À         Introduction          À
to the ALEPH Experiment 

 

The ALEPH detector has been built to measure the events created by electron positron collisions in LEP, at first (1989 to 1995) in the energy range of the Z particle (around 91 GeV) and later (1995 to 2000) above the threshold of W pair production ( up to 200 GeV). Typical events are complex, having many particles distributed in jets over the entire detector volume. The event rate at the peak of the Z is below 1 Hz and at least a factor hundred smaller at the highest energies. The ALEPH detector was therefore designed to accumulate, for each event, as much information over as much solid angle as seemed practical.

     This was achieved by a cylindrical arrangement around the beam pipe, with the electron-positron interaction point in the middle. A magnetic field of 1.5 Tesla is created by a superconducting coil, 6.4 m long and 5.3 m in diameter.
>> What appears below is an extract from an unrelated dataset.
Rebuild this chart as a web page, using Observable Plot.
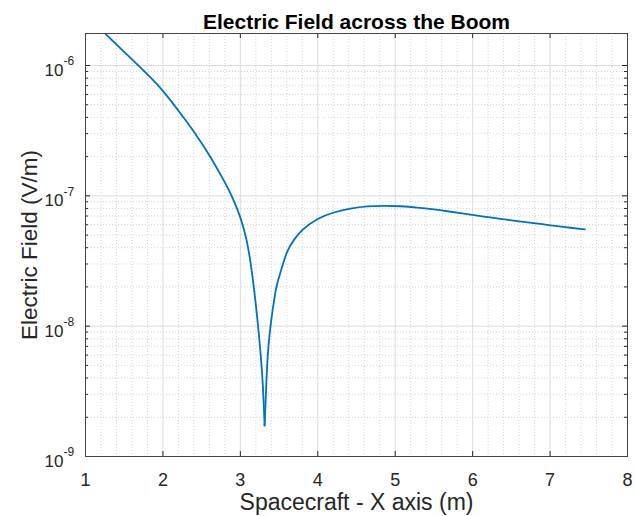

The iron return yoke is a dodecagonal cylinder with two end-plates that leave holes for a focusing magnet (quadrupole) of the LEP machine. The iron is 1.2 m thick and is subdivided into layers that leave space for the insertion of the layers of streamer tubes, so that the iron yoke is a fully instrumented hadron calorimeter (HCAL), which is read out in 4608 projective towers. Outside the iron, there are two double layers of streamer tube chambers to record the position and angle of muons that have penetrated the iron.
Inside the coil there follows the electron-photon calorimeter (ECAL), designed for the highest possible angular resolution and electron identification. It consists of alternating layers of lead and proportional tubes read out in 73 728 projective towers, each subdivided into three depth zones.
     The central detector for charged particles is a time projection chamber (TPC), 4.4 m long and 3.6 m in diameter. It provides a three dimensional measurement of each track segment. In addition, it provides up to 330 ionisation measurements for a track; this is useful for particle identification. It surrounds the inner track chamber (ITC), an axial-wire drift chamber with inner and outer diameters of 13 cm and 29 cm and a length of 2 m. It provides 8 track coordinates and a trigger signal for charged particles that come from the interaction point.
     Closest to the beam pipe, there is a silicon strip vertex detector. For each track, it measures two pairs of coordinates, 6.3 cm and 11 cm away from the beam axis over a length of 40 cm along the beam line.
     The beam pipe, made out of beryllium, has a diameter of 16 cm. The vacuum inside is about 10-15atm.